I'm facing a similar issue where the machine itself shuts down abruptly without leaving any crash messages in the systemd journal logs.
My setup:
Kernel version: Linux 6.8.4-3-pve
Intel Core i3 9100F
MSI Z390A Pro
GTX 3070
56Gb DDR4 RAM (16+16+16+8)
Proxmox installed on a 500Gb Samsung 980 Pro NVMe
5x4Tb WD SATA and 1x256Gb SSD passed through to a VM (used as NAS)
6 VMs in total, no LXCs
Things I've tried:
1. Disabling all power saving related features of the CPU from BIOS. (Didn't work, Proxmox crashed without any error logs within 24hours)
2. Added kernel params
intel_idle.max_cstate=1 libata.force=noncq to
/etc/kernel/cmdline to disable power save for the CPU and ATA (Didn't work, crashed within 24hours)
3. Removed memory and ran the sytem on just a single memory stick. (Didn't work, crash witin 24 hours)
4. Tried with different memory once again. (Didn't work)
5. Replaced NVMe boot drive to a brand new one. (Didn't work)

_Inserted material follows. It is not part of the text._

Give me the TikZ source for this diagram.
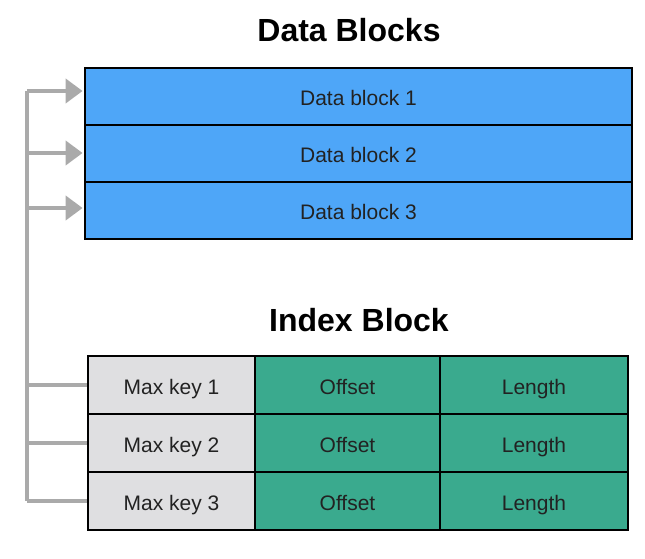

6. Disabled TPM2.0 from BIOS.
Tried last option 48 hours ago and the system has been up the longest I can remember. I'll report back if it crashes again.
Edit 1:
Crashed after 3 days today. So the TPM2.0 option also did not work, it possibly increased stability but can't say for sure.
7. Added
enable_dc=0 to the boot parameter.
8. Ran
ethtool -K eno1 tso off gso off via command line to fix the hardware unit hang up error for network card.
Also tried following this guide to setup a remote log server
https://pve.proxmox.com/wiki/Kernel_Crash_Trace_Log
The guide simply does not work because netconsole on the latest proxmox does not support bonded/bridged interfaces.
Console error:
Code:
netconsole: network logging stopped on interface eno1 as it is joining a master device
Using the default eth0 or vmbr0 the error is interface not found. To make netconsole work I'll have to install an additional network card which is not feasible for me right now.
Will try to figure out other ways to get kernel crash logs.